- [REQUIREMENTS] Set down the full listing exactly as given. Any pictures are to be left out.
══════
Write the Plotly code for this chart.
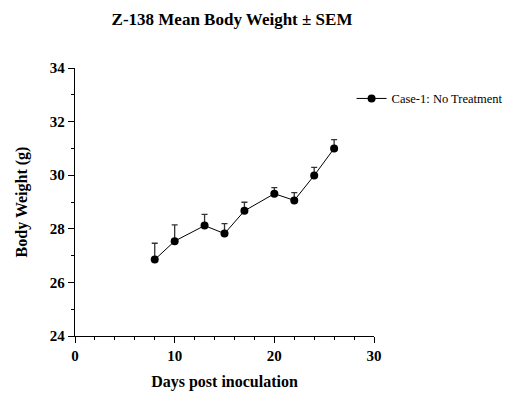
import plotly.graph_objects as go

days = [8, 10, 13, 15, 17, 20, 22, 24, 26]
weight = [26.85, 27.54, 28.12, 27.82, 28.67, 29.31, 29.06, 29.99, 31.0]
sem = [0.61, 0.61, 0.42, 0.37, 0.32, 0.23, 0.29, 0.30, 0.33]
series_name = "Case-1: No Treatment"

FONT = "Liberation Serif, Times New Roman, serif"

fig = go.Figure()
fig.add_trace(go.Scatter(
    x=days, y=weight, name=series_name, mode="lines+markers",
    line=dict(color="black", width=1),
    marker=dict(color="black", size=8, symbol="circle"),
    error_y=dict(type="data", symmetric=False, array=sem,
                 arrayminus=[0] * len(sem), color="#333333",
                 thickness=1.3, width=3),
))

fig.update_layout(
    width=516, height=418,
    margin=dict(l=67, r=150, t=60, b=90),
    plot_bgcolor="white", paper_bgcolor="white",
    font=dict(family=FONT, color="black"),
    title=dict(text="<b>Z-138 Mean Body Weight ± SEM</b>",
               x=(232 - 8) / 516, xanchor="center", y=1 - (19 - 8) / 418, yanchor="middle",
               font=dict(size=17, family=FONT, color="black")),
    showlegend=True,
    legend=dict(x=0.925, y=0.885, xanchor="left", yanchor="middle",
                font=dict(size=12.5, family=FONT, color="black"),
                bgcolor="rgba(0,0,0,0)"),
    xaxis=dict(range=[0, 30], dtick=10, tick0=0,
               showline=True, linecolor="black", linewidth=1.3,
               ticks="outside", ticklen=6, tickwidth=1.3, tickcolor="black",
               minor=dict(dtick=2, ticks="outside", ticklen=3, tickwidth=1, tickcolor="black"),
               showgrid=False, zeroline=False,
               tickfont=dict(size=15, family=FONT, color="black"),
               tickprefix="<b>", ticksuffix="</b>",
               title=dict(text="<b>Days post inoculation</b>", standoff=12,
                          font=dict(size=16, family=FONT, color="black"))),
    yaxis=dict(range=[24, 34], dtick=2, tick0=24,
               showline=True, linecolor="black", linewidth=1.3,
               ticks="outside", ticklen=6, tickwidth=1.3, tickcolor="black",
               minor=dict(dtick=1, ticks="outside", ticklen=3, tickwidth=1, tickcolor="black"),
               showgrid=False, zeroline=False,
               tickfont=dict(size=15, family=FONT, color="black"),
               tickprefix="<b>", ticksuffix="</b>",
               title=dict(text="<b>Body Weight (g)</b>", standoff=18,
                          font=dict(size=16, family=FONT, color="black"))),
)

fig.write_html("out.html")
══════
- [COMPLETED TASK]
Write the Plotly code for this chart.
import plotly.graph_objects as go

days = [8, 10, 13, 15, 17, 20, 22, 24, 26]
weight = [26.85, 27.54, 28.12, 27.82, 28.67, 29.31, 29.06, 29.99, 31.0]
sem = [0.61, 0.61, 0.42, 0.37, 0.32, 0.23, 0.29, 0.30, 0.33]
series_name = "Case-1: No Treatment"

FONT = "Liberation Serif, Times New Roman, serif"

fig = go.Figure()
fig.add_trace(go.Scatter(
    x=days, y=weight, name=series_name, mode="lines+markers",
    line=dict(color="black", width=1),
    marker=dict(color="black", size=8, symbol="circle"),
    error_y=dict(type="data", symmetric=False, array=sem,
                 arrayminus=[0] * len(sem), color="#333333",
                 thickness=1.3, width=3),
))

fig.update_layout(
    width=516, height=418,
    margin=dict(l=67, r=150, t=60, b=90),
    plot_bgcolor="white", paper_bgcolor="white",
    font=dict(family=FONT, color="black"),
    title=dict(text="<b>Z-138 Mean Body Weight ± SEM</b>",
               x=(232 - 8) / 516, xanchor="center", y=1 - (19 - 8) / 418, yanchor="middle",
               font=dict(size=17, family=FONT, color="black")),
    showlegend=True,
    legend=dict(x=0.925, y=0.885, xanchor="left", yanchor="middle",
                font=dict(size=12.5, family=FONT, color="black"),
                bgcolor="rgba(0,0,0,0)"),
    xaxis=dict(range=[0, 30], dtick=10, tick0=0,
               showline=True, linecolor="black", linewidth=1.3,
               ticks="outside", ticklen=6, tickwidth=1.3, tickcolor="black",
               minor=dict(dtick=2, ticks="outside", ticklen=3, tickwidth=1, tickcolor="black"),
               showgrid=False, zeroline=False,
               tickfont=dict(size=15, family=FONT, color="black"),
               tickprefix="<b>", ticksuffix="</b>",
               title=dict(text="<b>Days post inoculation</b>", standoff=12,
                          font=dict(size=16, family=FONT, color="black"))),
    yaxis=dict(range=[24, 34], dtick=2, tick0=24,
               showline=True, linecolor="black", linewidth=1.3,
               ticks="outside", ticklen=6, tickwidth=1.3, tickcolor="black",
               minor=dict(dtick=1, ticks="outside", ticklen=3, tickwidth=1, tickcolor="black"),
               showgrid=False, zeroline=False,
               tickfont=dict(size=15, family=FONT, color="black"),
               tickprefix="<b>", ticksuffix="</b>",
               title=dict(text="<b>Body Weight (g)</b>", standoff=18,
                          font=dict(size=16, family=FONT, color="black"))),
)

fig.write_html("out.html")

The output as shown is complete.